In the larger context, the results, however small, do lend credence to the BJP’s charge that the central government has been unable to satisfy the expectations of the voters. The BJP, since its defeat in the 2004 parliamentary polls, had been trying to damage Singh’s image by describing him as the weakest PM of the country and someone who is being remote-controlled. Some in the Congress, too, wanted to weaken the PM by initiating a plan for a deputy Prime Minister. The idea was shot down by Congress President Sonia Gandhi at the Nainital conclave last year.
But the price rise issue has come in handy for hitting out at the PM, who is being seen more as an economist and less a politician. The price rise is being attributed to his government’s failure to stabilise the economy, notwithstanding the high growth rates and a robust Sensex. The common man does not understand all these financial intricacies but feels the pinch when essential commodities become dearer.

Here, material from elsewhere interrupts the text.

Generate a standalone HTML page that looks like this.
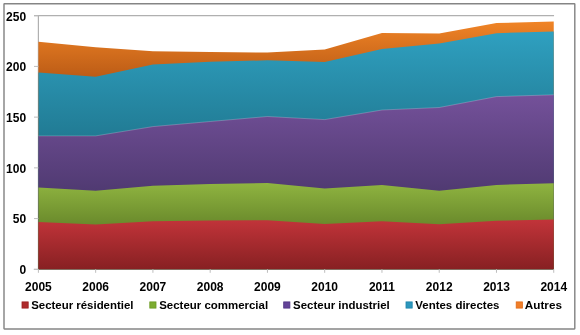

The BJP has realised this and has successfully turned it into a major issue. On the other hand, the Congress has failed to anticipate the fallouts and manage the polls properly. The BJP’s attack also suits some Congress leaders whose unrealised political ambitions affect the prospects of the party in different states. The Congress managers at the state and central level have essentially failed to strengthen the PM and the party president.
The plight of the Congress is almost like that of the Indian cricket team. A small section without any ability seems to have hijacked the entire show and the results in some cases are as stunning as India’s defeat in the hands of Bangladesh. The Congress managers have lost their basic instinct of remaining in power.
The managers, for instance, failed to see that the news of the Congress’ defeat in Delhi would coincide with the first phase of polling in Uttar Pradesh. Care should have been taken in deciding on the dates of the civic body poll. The negative outcome has put the BJP on a high horse and given it enough fodder to take on the Congress. The only way the Congress can now save itself from becoming weaker is if the managers are shown the door and the Congress President takes things in her own hands. Between us.